His main concern at the farmers market was getting apples:  some to eat fresh, some to store.  We’re still having fun with our neighbor’s dehydrator, so there are rings from 7 apples drying in there even as I write.  We think the apples are McIntoshes, but the 10-pound bag wasn’t labeled.  At $7.50 for 10 pounds of local, IPM apples, who cares what kind they are?  If the apple rings don’t work, then the rest of the apples will become sauce. 

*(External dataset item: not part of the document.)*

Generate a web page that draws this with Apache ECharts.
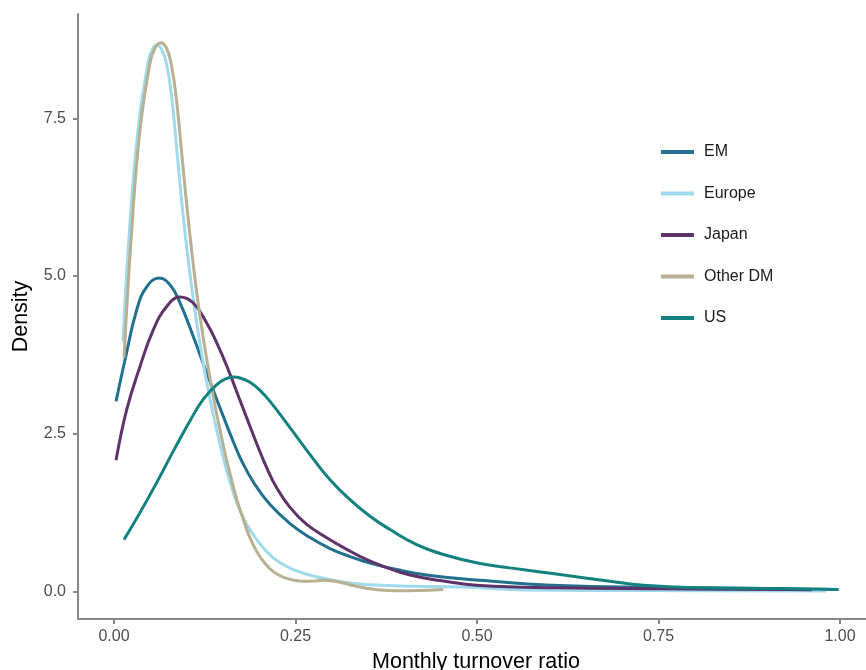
<!DOCTYPE html>
<html>
<head>
<meta charset="utf-8">
<title>Monthly turnover ratio density by region</title>
<script src="https://cdn.jsdelivr.net/npm/echarts@6/dist/echarts.min.js"></script>
<style>
  html, body { margin: 0; padding: 0; background: #ffffff; }
  #chart { width: 866px; height: 670px; }
</style>
</head>
<body>
<div id="chart"></div>
<script>
// Kernel density estimates of monthly turnover ratio, one curve per region.
// Each entry is [turnover ratio, density].
const regions = ['EM', 'Europe', 'Japan', 'Other DM', 'US'];
const colors = ['#21708f', '#9fdaed', '#5d3369', '#b8b090', '#12817f'];

const densityEM = [
  [0.0028, 3.011], [0.0152, 3.672], [0.0313, 4.464], [0.045, 4.829], [0.0624, 4.967],
  [0.0771, 4.86], [0.0909, 4.575], [0.1092, 4.041], [0.1277, 3.461], [0.1433, 2.99],
  [0.1598, 2.5], [0.1763, 2.056], [0.1942, 1.69], [0.2149, 1.374], [0.2424, 1.073],
  [0.27, 0.851], [0.2975, 0.677], [0.3251, 0.55], [0.3526, 0.447], [0.3894, 0.344],
  [0.4353, 0.249], [0.5041, 0.174], [0.6143, 0.09], [0.7521, 0.063], [0.9174, 0.038],
  [0.9904, 0.027]
];
const densityEurope = [
  [0.0124, 3.957], [0.0213, 5.732], [0.0331, 7.317], [0.0468, 8.379], [0.0523, 8.585],
  [0.0592, 8.664], [0.0661, 8.585], [0.073, 8.331], [0.0799, 7.793], [0.0868, 6.968],
  [0.0937, 6.128], [0.1006, 5.415], [0.1074, 4.781], [0.1143, 4.227], [0.1212, 3.735],
  [0.1281, 3.292], [0.135, 2.895], [0.1419, 2.531], [0.1488, 2.198], [0.1556, 1.897],
  [0.1639, 1.58], [0.1736, 1.279], [0.1846, 1.025], [0.1966, 0.819], [0.2103, 0.629],
  [0.2241, 0.487], [0.2424, 0.368], [0.2562, 0.304], [0.2745, 0.241], [0.293, 0.193],
  [0.3251, 0.13], [0.3526, 0.103], [0.4118, 0.079], [0.4807, 0.067], [0.5685, 0.021],
  [0.7383, 0.011], [0.9807, 0.006]
];
const densityJapan = [
  [0.0028, 2.076], [0.0175, 2.88], [0.0358, 3.566], [0.0541, 4.147], [0.0726, 4.517],
  [0.0909, 4.666], [0.1092, 4.571], [0.1277, 4.254], [0.1415, 3.941], [0.1552, 3.577],
  [0.169, 3.165], [0.1828, 2.75], [0.1966, 2.34], [0.2103, 1.96], [0.2241, 1.64],
  [0.2424, 1.33], [0.2654, 1.06], [0.293, 0.85], [0.3205, 0.665], [0.3481, 0.5],
  [0.3756, 0.376], [0.4077, 0.257], [0.449, 0.17], [0.5041, 0.09], [0.6143, 0.054],
  [0.7521, 0.04], [0.9174, 0.027], [0.961, 0.024]
];
const densityOtherDM = [
  [0.0138, 3.704], [0.0244, 5.732], [0.0358, 7.317], [0.0496, 8.379], [0.0565, 8.616],
  [0.0643, 8.701], [0.0716, 8.632], [0.0785, 8.379], [0.0854, 7.856], [0.0923, 7.063],
  [0.0992, 6.239], [0.1061, 5.494], [0.1129, 4.829], [0.1198, 4.258], [0.1267, 3.751],
  [0.1336, 3.292], [0.1405, 2.864], [0.1474, 2.483], [0.1543, 2.119], [0.1612, 1.802],
  [0.168, 1.501], [0.1763, 1.2], [0.186, 0.883], [0.1966, 0.629], [0.208, 0.439],
  [0.2194, 0.312], [0.2328, 0.225], [0.247, 0.177], [0.2603, 0.158], [0.2745, 0.162],
  [0.2879, 0.173], [0.3017, 0.162], [0.3154, 0.13], [0.3292, 0.09], [0.3457, 0.051],
  [0.3664, 0.019], [0.387, 0.008], [0.4169, 0.011], [0.4536, 0.027]
];
const densityUS = [
  [0.0138, 0.819], [0.0358, 1.247], [0.0588, 1.723], [0.0813, 2.214], [0.1047, 2.705],
  [0.1226, 3.038], [0.1415, 3.276], [0.1529, 3.363], [0.1643, 3.398], [0.1749, 3.379],
  [0.1873, 3.315], [0.2011, 3.187], [0.2149, 3.012], [0.2424, 2.594], [0.27, 2.166],
  [0.2975, 1.77], [0.3251, 1.453], [0.3526, 1.189], [0.3802, 0.978], [0.4169, 0.74],
  [0.4536, 0.582], [0.5041, 0.439], [0.5455, 0.371], [0.6143, 0.265], [0.6832, 0.158],
  [0.7291, 0.095], [0.7979, 0.056], [0.9174, 0.043], [0.9982, 0.027]
];
const seriesData = [densityEM, densityEurope, densityJapan, densityOtherDM, densityUS];

// Axis ticks and their labels
const xTicks = [0, 0.25, 0.5, 0.75, 1.0];
const xTickLabels = ['0.00', '0.25', '0.50', '0.75', '1.00'];
const yTicks = [0, 2.5, 5, 7.5];
const yTickLabels = ['0.0', '2.5', '5.0', '7.5'];

const FONT = '"Liberation Sans", Arial, Helvetica, sans-serif';
const AXIS_GREY = '#878787';

function labelFor(ticks, labels) {
  return function (v) {
    for (let i = 0; i < ticks.length; i++) {
      if (Math.abs(ticks[i] - v) < 1e-9) return labels[i];
    }
    return '';
  };
}

const chart = echarts.init(document.getElementById('chart'), null, { renderer: 'canvas' });

chart.setOption({
  animation: false,
  backgroundColor: '#ffffff',
  textStyle: { fontFamily: FONT },
  grid: { left: 78, right: 0, top: 14, bottom: 51, containLabel: false, outerBoundsMode: 'none' },
  legend: {
    orient: 'vertical',
    left: 661,
    top: 143,
    padding: 0,
    icon: 'rect',
    itemWidth: 33,
    itemHeight: 4,
    itemGap: 23.5,
    data: regions,
    textStyle: {
      fontFamily: FONT,
      fontSize: 16,
      color: '#1a1a1a',
      padding: [0, 0, 0, 5],
      lineHeight: 18
    }
  },
  xAxis: {
    type: 'value',
    min: -0.0496,
    max: 1.0358,
    name: 'Monthly turnover ratio',
    nameLocation: 'middle',
    nameGap: 32,
    nameTextStyle: { fontFamily: FONT, fontSize: 21.5, color: '#000000', padding: [0, 0, 0, 8] },
    splitLine: { show: false },
    axisLine: { show: true, onZero: false, lineStyle: { color: AXIS_GREY, width: 2 } },
    axisTick: { show: true, length: 5, customValues: xTicks, lineStyle: { color: AXIS_GREY, width: 2 } },
    axisLabel: {
      customValues: xTicks,
      formatter: labelFor(xTicks, xTickLabels),
      fontFamily: FONT,
      fontSize: 16,
      color: '#4d4d4d',
      margin: 10
    }
  },
  yAxis: {
    type: 'value',
    min: -0.44,
    max: 9.155,
    name: 'Density',
    nameLocation: 'middle',
    nameGap: 46,
    nameTextStyle: { fontFamily: FONT, fontSize: 21.5, color: '#000000' },
    splitLine: { show: false },
    axisLine: { show: true, onZero: false, lineStyle: { color: AXIS_GREY, width: 2 } },
    axisTick: { show: true, length: 5, customValues: yTicks, lineStyle: { color: AXIS_GREY, width: 2 } },
    axisLabel: {
      customValues: yTicks,
      formatter: labelFor(yTicks, yTickLabels),
      fontFamily: FONT,
      fontSize: 16,
      color: '#4d4d4d',
      margin: 12
    }
  },
  series: regions.map(function (name, i) {
    return {
      name: name,
      type: 'line',
      data: seriesData[i],
      smooth: 0.45,
      showSymbol: false,
      symbol: 'none',
      color: colors[i],
      lineStyle: { width: 3, color: colors[i], cap: 'butt' },
      emphasis: { disabled: true },
      z: 2 + i
    };
  })
});
</script>
</body>
</html>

The $2.50 per pound fresh-eating apples that he brought home this week are Elstar apples.  They’re very flavorful, sweet, and crunchy.  I wonder how well they’ll last.  The Mutsu (also called Akane, I think) apples from last week were very crunchy, and likely to stay crunchy for a very long time in the refrigerator (one of the things I like about them) but they had very little flavor.  I remembered them being nicely tart, but not this year apparently.  One of the Ginger Gold apples from two weeks ago was still in our refrigerator, and when I cut it up today to throw in the dehydrator, I discovered it was still nice and crunchy, although not as crisp as when they were truly fresh.  Ginger gold apples are sweet and unusually crisp.  I already reported that the Zestar apples we got in week 13 were tart but unlikely to stay crunchy, and that the Gravenstein apples we got in week 14 were apple-pie flavorful and excellent for apple rings but not a good texture for eating fresh.  Our apple season started early, in week 8, with July Red apples whose main feature is that they’re early.  They’re also tart, but don’t have a good texture.  I’m looking forward to Macoun and Baldwin apples later in the season.  Every year we try different apples, and sometimes we’re really impressed and sometimes we’re really not, but we can’t usually remember from year to year which was which.  So this year I’m trying to write it down and keep track!